I tried this and got a greatly improved output file :)
let writeStdout = message => File.fdWrite(File.stdout, message)
let improveCsv = string => String.replaceAll(",", "🌾\n\n", string)
let callback = string => writeStdout(improveCsv(string))
readFileChunks(Fs.stdin, 1024, ((string, num)) => callback(string))
For this first iteration, let's keep the API really small and then we can expand it from there. We'll hold off on chunks/streaming for now, since that'll play a lot into Grain's async story, but we're a ways off from that.
So for the first version, I propose this small API:
enum FileError {
...
}
readFile: Path -> Result<Bytes, FileError>
writeFile: (Path, Bytes) -> Result<Number, FileError> // number of bytes written
appendFile: (Path, Bytes) -> Result<Number, FileError>
module Utf8 {
readFile: Path -> Result<String, FileError>
writeFile: (Path, String) -> Result<Number, FileError>
appendFile: (Path, String) -> Result<Number, FileError>
}
There are some natural extensions to this, like reading/writing a range, but those can come later. This gives us a really good starting point that we can continue to build from.
This will need a long overdue update to sys/file to operate on bytes, but I'll get that change in swiftly.
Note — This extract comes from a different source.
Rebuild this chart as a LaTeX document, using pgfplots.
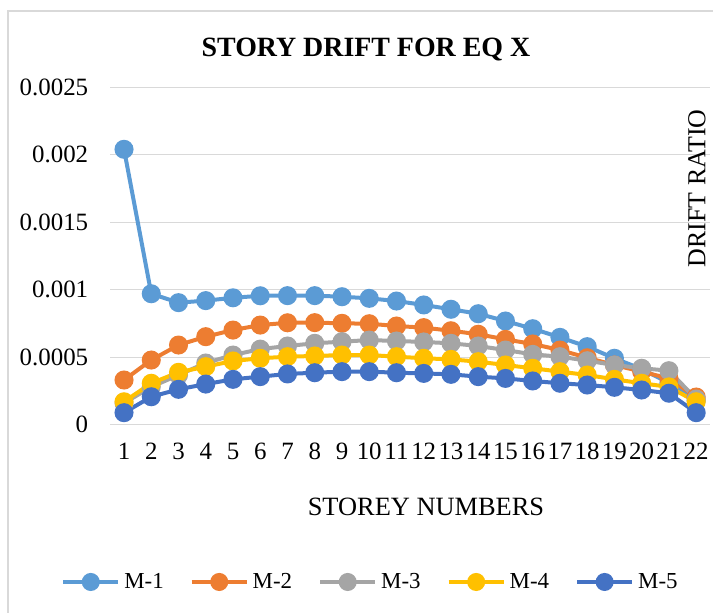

Here is said change: https://github.com/grain-lang/grain/pull/1655
Looks good to me @ospencer, thanks for the feedback
@av8ta Since you made a lot of progress towards this API on your initial PR, were you still planning on writing a new iteration based on the recent feedback or would you be ok with someone else bringing it over the finish line?
@alex-snezhko I'm keen to resume with the new design. I found myself afk for a few weeks while shifting country and getting settled in, and can get back into it now.
@av8ta Sounds good! I made some progress for the new proposed API that you could use as a base if you'd like https://github.com/alex-snezhko/grain/blob/ergo-fs/stdlib/sys/fs.gr
Thanks @alex-snezhko that's really helpful
Hey @av8ta and @alex-snezhko - I'd love for this PR to be up soon so we can get as much landed for 0.6 as possible. We are probably only a couple of weeks away! 🙏
Hey @phated I've had busy weekends lately, but I've got a chunk of this one free so I'll take a look at it. Hopefully that won't be too late for 0.6 :pray:
@av8ta I've had some time to pick this back up as I wasn't sure if you had the time to get to this since your last comment. However, I see that you pushed up a commit on Oct 3rd, so I was curious if you were still looking to close this out or if you'd be fine with me making this PR? I implemented several additional functions and think I have it at a near-complete state now.
@alex-snezhko yeah go for it, I had planned to but having trouble creating the time for it.